Archbishop of Canterbury: "My successor needs a newspaper in one hand and a Bible in the other"

Archbishop of Canterbury Dr Rowan Williams said today that his successor was going to have to map the Biblical vision of humanity and community onto the worst situations in society.

Canadian ACC-15 delegates with Archbishop of Canterbury: L-R Dean Peter Elliott, Bishop Sue Moxley, Archbishop Rowan Williams, Suzanne Lawson. ACNS
Canadian ACC-15 delegates with Archbishop of Canterbury: L-R Dean Peter Elliott, Bishop Sue Moxley, Archbishop Rowan Williams, Suzanne Lawson.

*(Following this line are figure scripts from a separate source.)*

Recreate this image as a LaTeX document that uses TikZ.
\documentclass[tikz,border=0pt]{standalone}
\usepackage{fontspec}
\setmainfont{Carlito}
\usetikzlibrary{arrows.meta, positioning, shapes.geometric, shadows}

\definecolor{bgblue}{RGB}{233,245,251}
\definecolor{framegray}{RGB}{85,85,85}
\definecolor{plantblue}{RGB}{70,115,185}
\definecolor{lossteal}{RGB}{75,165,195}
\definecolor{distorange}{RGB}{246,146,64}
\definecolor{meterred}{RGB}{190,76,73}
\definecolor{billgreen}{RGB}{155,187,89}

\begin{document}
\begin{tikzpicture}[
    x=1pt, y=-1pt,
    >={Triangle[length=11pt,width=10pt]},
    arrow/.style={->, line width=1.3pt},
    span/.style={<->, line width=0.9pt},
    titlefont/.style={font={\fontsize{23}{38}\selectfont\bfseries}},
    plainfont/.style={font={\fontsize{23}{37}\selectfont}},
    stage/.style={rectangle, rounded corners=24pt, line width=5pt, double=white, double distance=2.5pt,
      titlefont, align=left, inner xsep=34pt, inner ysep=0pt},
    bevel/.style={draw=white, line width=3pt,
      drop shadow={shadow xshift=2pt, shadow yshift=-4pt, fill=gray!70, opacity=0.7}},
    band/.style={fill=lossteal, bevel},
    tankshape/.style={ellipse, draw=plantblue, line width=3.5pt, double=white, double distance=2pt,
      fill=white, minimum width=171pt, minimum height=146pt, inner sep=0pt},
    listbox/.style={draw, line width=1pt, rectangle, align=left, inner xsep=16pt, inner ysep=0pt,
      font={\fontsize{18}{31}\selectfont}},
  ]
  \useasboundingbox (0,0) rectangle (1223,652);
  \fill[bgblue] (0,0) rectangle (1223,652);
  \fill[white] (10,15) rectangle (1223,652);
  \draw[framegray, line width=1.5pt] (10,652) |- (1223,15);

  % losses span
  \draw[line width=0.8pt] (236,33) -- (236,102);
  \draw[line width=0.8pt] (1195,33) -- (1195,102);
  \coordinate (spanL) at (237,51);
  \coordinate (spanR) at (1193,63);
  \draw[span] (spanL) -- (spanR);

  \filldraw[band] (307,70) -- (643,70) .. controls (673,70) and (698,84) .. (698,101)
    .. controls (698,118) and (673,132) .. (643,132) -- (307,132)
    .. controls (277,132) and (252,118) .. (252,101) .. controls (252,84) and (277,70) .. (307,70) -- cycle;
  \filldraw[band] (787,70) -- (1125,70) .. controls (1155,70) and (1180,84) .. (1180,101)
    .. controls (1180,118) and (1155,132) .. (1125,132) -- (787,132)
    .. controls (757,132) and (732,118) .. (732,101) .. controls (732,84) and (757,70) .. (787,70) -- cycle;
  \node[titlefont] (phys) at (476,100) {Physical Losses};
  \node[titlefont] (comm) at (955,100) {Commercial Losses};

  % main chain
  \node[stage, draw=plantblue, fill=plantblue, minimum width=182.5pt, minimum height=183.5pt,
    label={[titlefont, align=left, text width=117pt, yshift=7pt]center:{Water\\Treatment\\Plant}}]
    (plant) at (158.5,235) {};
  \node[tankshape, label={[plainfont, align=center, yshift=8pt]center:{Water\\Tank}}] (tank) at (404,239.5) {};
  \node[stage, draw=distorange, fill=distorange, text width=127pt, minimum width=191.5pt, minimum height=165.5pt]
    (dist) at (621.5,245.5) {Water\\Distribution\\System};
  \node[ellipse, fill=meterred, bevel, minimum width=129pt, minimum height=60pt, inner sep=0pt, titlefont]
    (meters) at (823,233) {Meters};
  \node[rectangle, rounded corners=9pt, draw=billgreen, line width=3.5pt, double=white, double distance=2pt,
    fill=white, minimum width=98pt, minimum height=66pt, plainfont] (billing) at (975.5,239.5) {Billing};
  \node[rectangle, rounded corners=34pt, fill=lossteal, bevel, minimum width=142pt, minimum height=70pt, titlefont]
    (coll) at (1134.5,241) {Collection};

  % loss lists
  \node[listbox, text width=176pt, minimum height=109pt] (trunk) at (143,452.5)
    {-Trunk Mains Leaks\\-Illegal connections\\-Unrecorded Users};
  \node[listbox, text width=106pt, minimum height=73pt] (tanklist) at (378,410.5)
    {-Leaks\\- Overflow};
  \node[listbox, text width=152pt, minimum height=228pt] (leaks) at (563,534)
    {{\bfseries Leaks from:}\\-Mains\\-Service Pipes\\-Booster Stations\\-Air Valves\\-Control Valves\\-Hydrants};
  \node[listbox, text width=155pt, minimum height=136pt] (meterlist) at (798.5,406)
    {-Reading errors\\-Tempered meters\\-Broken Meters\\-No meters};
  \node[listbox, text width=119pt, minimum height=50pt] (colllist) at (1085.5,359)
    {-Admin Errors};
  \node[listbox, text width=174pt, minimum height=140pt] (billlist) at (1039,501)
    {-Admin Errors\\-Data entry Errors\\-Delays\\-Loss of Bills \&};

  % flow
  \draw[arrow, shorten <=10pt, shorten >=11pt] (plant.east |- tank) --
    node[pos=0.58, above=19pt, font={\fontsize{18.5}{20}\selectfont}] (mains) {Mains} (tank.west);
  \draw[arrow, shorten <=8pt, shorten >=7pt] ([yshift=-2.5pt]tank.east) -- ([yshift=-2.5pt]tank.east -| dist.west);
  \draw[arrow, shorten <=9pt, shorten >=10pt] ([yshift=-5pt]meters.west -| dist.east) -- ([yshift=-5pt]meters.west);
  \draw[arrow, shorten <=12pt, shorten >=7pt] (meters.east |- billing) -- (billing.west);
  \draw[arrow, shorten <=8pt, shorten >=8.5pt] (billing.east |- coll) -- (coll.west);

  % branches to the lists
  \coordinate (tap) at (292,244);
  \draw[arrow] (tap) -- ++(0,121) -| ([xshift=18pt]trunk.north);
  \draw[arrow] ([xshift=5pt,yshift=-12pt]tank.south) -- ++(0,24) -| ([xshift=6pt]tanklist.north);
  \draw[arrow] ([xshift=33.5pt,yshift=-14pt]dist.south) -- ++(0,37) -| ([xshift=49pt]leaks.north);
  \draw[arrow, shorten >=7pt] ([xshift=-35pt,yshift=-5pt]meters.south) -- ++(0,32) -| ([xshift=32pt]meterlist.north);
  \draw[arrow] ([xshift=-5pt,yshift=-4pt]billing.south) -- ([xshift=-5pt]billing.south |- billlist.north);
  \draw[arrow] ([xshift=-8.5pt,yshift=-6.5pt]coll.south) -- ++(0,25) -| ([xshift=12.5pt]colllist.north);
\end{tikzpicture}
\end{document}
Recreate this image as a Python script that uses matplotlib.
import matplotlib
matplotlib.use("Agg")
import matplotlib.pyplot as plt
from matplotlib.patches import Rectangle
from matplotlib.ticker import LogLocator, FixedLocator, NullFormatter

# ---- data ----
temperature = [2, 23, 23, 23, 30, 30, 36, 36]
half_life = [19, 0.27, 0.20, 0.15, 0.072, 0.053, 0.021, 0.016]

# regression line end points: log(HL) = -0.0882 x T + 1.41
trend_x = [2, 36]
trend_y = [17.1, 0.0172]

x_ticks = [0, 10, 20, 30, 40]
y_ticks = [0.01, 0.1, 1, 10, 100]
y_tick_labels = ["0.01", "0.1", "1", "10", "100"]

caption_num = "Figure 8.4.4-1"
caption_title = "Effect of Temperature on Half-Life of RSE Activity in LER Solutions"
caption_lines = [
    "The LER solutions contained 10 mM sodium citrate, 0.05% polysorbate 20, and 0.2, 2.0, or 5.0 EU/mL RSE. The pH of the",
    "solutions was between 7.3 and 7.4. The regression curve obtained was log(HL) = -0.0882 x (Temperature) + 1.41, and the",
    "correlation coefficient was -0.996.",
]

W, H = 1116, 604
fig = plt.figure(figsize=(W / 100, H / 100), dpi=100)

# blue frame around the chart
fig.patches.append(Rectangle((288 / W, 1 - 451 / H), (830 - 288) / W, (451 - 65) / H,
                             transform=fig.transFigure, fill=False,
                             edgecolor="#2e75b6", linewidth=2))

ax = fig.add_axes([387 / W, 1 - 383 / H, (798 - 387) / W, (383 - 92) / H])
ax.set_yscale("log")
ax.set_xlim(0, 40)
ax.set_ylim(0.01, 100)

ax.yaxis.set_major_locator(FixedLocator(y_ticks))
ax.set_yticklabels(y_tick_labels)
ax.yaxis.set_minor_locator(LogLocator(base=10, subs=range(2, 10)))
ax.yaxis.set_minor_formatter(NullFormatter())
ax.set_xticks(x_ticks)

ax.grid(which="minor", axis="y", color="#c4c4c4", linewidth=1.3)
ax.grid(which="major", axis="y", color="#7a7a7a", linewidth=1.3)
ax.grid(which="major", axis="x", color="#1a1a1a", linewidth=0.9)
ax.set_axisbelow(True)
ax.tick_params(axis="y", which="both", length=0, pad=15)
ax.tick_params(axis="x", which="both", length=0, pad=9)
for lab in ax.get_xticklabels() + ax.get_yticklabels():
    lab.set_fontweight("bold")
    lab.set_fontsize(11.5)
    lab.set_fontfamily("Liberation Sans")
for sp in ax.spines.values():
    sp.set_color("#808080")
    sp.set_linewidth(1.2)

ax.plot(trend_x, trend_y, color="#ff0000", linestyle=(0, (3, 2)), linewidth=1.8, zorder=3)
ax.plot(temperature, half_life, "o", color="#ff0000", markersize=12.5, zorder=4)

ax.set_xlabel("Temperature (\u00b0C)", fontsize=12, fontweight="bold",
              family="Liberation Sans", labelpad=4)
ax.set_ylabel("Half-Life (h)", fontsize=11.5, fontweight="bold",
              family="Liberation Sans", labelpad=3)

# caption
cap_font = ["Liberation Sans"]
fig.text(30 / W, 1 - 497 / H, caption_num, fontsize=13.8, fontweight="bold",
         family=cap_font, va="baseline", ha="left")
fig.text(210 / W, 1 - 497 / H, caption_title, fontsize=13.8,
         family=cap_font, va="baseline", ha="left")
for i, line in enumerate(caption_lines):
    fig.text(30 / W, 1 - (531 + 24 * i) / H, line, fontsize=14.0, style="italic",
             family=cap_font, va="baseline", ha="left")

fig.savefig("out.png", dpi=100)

ACNS

Speaking at the final media conference after the end of the Anglican Consultative Council in New Zealand, Archbishop Williams said the issues discussed at the meeting–including environmental change and ending domestic violence–were “actually questions about what kind of humanity we’re seeking to promote and serve, which is a deeply Christian question.”

He said he thought that when people were probing the church on certain issues, they were actually asking how the church could help them “be really human”.

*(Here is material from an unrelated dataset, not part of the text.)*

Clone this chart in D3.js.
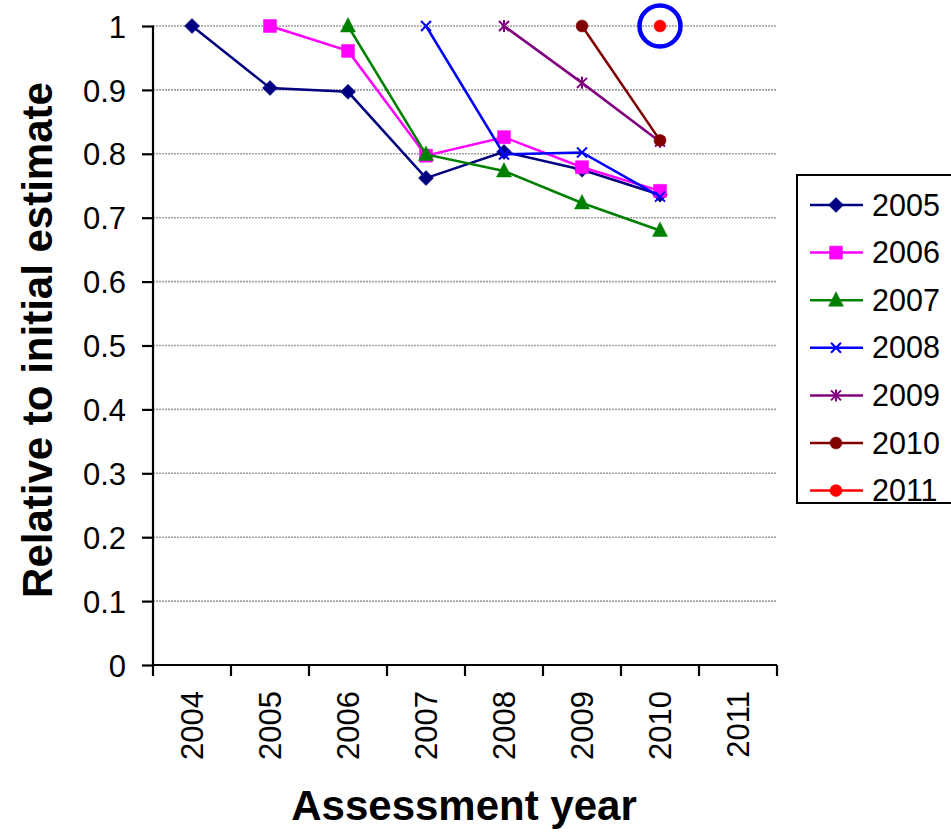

“We believe as a church we have unparalleled resources for enriching humanity that way.”

In response to a question about what qualities the next Archbishop of Canterbury needs to have, he quoted Karl Barth who he described as “the greatest theologian of the 20th century.”

“I think it was put very well by a theologian of the last century who said, ‘You have to preach with a Bible in one hand and a newspaper in the other’.

“You have to be cross-referencing all the time and saying ‘How does the vision of humanity and community that’s put before us in the Bible map onto these issues of poverty, privation, violence and conflict?’ And you have to use what you read in the newspaper to prompt and direct the questions that you put to the Bible: ‘Where is this going to help me?’

“So [regarding the qualities of his successor] I think somebody who likes reading the Bible and likes reading newspapers would be a good start!”

In this last ever press conference as the President of the ACC, The Archbishop of Canterbury also told the gathered media that the members of the ACC had had “a really quite remarkably constructive couple of weeks together.”

In answer to questions from the media about the progress that ACC made over their time at Auckland’s Holy Trinity Cathedral, Abp Williams mentioned, among other topics, the resolution regarding the protocols for Christian witness in a plural world. The resolution had been endorsed by the ACC that morning.

“We don’t manipulate, we don’t bully, we don’t undermine; we try to engage in dialogue, and it would have been good to have bit more time to anchor that in specific situations…but everybody knows the difficulties in certain situations, in Nigeria, in Sri Lanka where the church is up against very violent opposition sometimes. But even so we wanted affirm those principles.”

He said that the pattern of the ACC meeting, held between 27 October and today (7 November) had been about drawing up a “policy picture for the Communion as well as some quite intensive work on where it’s going to be practical in regions and nations.”